South Cadbury Environs Project
Leslie Alcock held the view that for much of the second millennium BC Cadbury was dormant, an assumption repeated by subsequent writers. Certainly it is true that the excavations produced no more than a smattering of Middle Bronze Age pottery and fragments from a spearhead and blade but the proliferation of material recovered from the immediate hinterland seems at odds with this hypothesis.
SCEP results show that since at least the Early Bronze Age there had been a trend towards the focusing of habitative settlement around Cadbury. This became more pronounced during the mid second millennium BC. The earliest pottery of the phase was from regular test pits within 300m north west and north of the hill and from waterlogged alluvium in a targeted test pit on the south side of the River Cam in locality 1a.

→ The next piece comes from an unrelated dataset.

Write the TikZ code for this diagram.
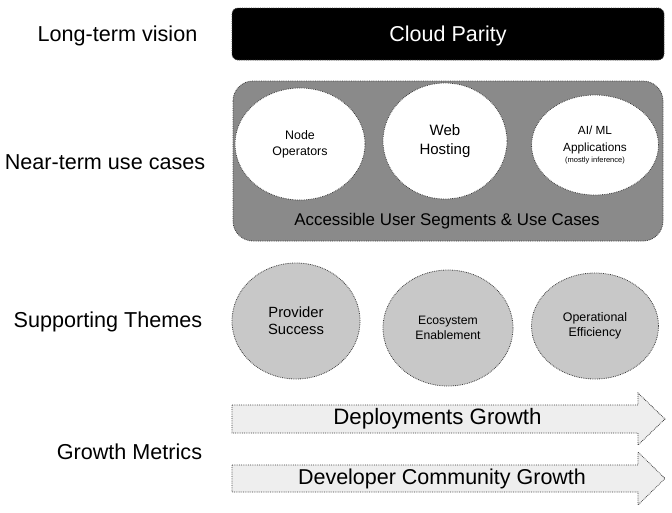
\documentclass[tikz,border=0pt]{standalone}
\usepackage{fontspec}
\setmainfont{Liberation Sans}
\usetikzlibrary{shapes.geometric}
\definecolor{midgray}{HTML}{8A8A8A}
\definecolor{themegray}{HTML}{C8C8C8}
\definecolor{palegray}{HTML}{EEEEEE}
\definecolor{bordergray}{HTML}{3C3C3C}
\begin{document}
\begin{tikzpicture}[x=1pt,y=-1pt,
  dotb/.style={draw=bordergray, densely dotted, line width=0.8pt},
  lbl/.style={font=\fontsize{21.6}{24}\selectfont, anchor=center, inner sep=0pt},
  ell/.style={ellipse, dotb, inner sep=0pt, align=center},
  usecase/.style={ell, fill=white},
  theme/.style={ell, fill=themegray},
]
\useasboundingbox (0,0) rectangle (672,512);

% left labels
\node[lbl] (l1) at (117.5,35.5) {Long-term vision};
\node[lbl] (l2) at (105,162.5) {Near-term use cases};
\node[lbl] (l3) at (108,321.5) {Supporting Themes};
\node[lbl] (l4) at (129.5,451.5) {Growth Metrics};

% Cloud parity
\draw[dotb, fill=black, rounded corners=6pt] (232,8) rectangle (664,60);
\node[text=white, font=\fontsize{21.5}{24}\selectfont, inner sep=0pt] (cp) at (448,35.5) {Cloud Parity};

% Near-term box
\draw[dotb, fill=midgray, rounded corners=20pt] (233,81) rectangle (663,241);
\node[font=\fontsize{16.9}{20}\selectfont, inner sep=0pt] (aus) at (447,221) {Accessible User Segments \& Use Cases};

\node[usecase, minimum width=130pt, minimum height=112pt, font=\fontsize{12.4}{16}\selectfont] (no) at (300,144) {Node\\Operators};
\node[usecase, minimum width=124pt, minimum height=116pt, font=\fontsize{15}{19}\selectfont] (wh) at (445,141) {Web\\Hosting};
\node[usecase, minimum width=127pt, minimum height=100pt, font=\fontsize{11.8}{16.5}\selectfont] (ai) at (595,145) {AI/ ML\\Applications\\[-5pt]{\fontsize{7.5}{9}\selectfont (mostly inference)}};

% Supporting themes
\node[theme, minimum width=128pt, minimum height=116pt, font=\fontsize{14.8}{17}\selectfont] (ps) at (296,321) {Provider\\Success};
\node[theme, minimum width=130pt, minimum height=116pt, font=\fontsize{12.2}{15}\selectfont] (ee) at (448,328) {Ecosystem\\Enablement};
\node[theme, minimum width=127pt, minimum height=106pt, font=\fontsize{12.4}{15}\selectfont] (oe) at (595,326) {Operational\\Efficiency};

% Growth arrows
\draw[dotb, fill=palegray] (232,405) -- (638,405) -- (638,393) -- (665,419) -- (638,445) -- (638,433) -- (232,433) -- cycle;
\node[font=\fontsize{22.3}{24}\selectfont, inner sep=0pt] (dg) at (437.5,419) {Deployments Growth};
\draw[dotb, fill=palegray] (232,465) -- (638,465) -- (638,452) -- (665,478.5) -- (638,505) -- (638,492) -- (232,492) -- cycle;
\node[font=\fontsize{21.5}{24}\selectfont, inner sep=0pt] (dcg) at (442,479) {Developer Community Growth};
\end{tikzpicture}
\end{document}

The dense activity north and west of Cadbury is particularly striking. Seven of 14 regular test pits within a 300m arc around this side of the hill produced pottery, two bisecting features and two cutting into occupation soils of the Middle Bronze Age. Bearing in mind that this is a sampling rate of 1:10,000 over a 14ha area it can be stated with some confidence that significant occupation lasted for several centuries.
Test pit evidence for Middle Bronze Age activity
A test pit on a plateau in locality 5 targeted an enclosed floor area, dated by exclusively Middle Bronze Age pottery. It is the only probable domestic dwelling space of this period excavated by the project. It contrasts with several areas of specialised activity suggesting methodology-induced bias.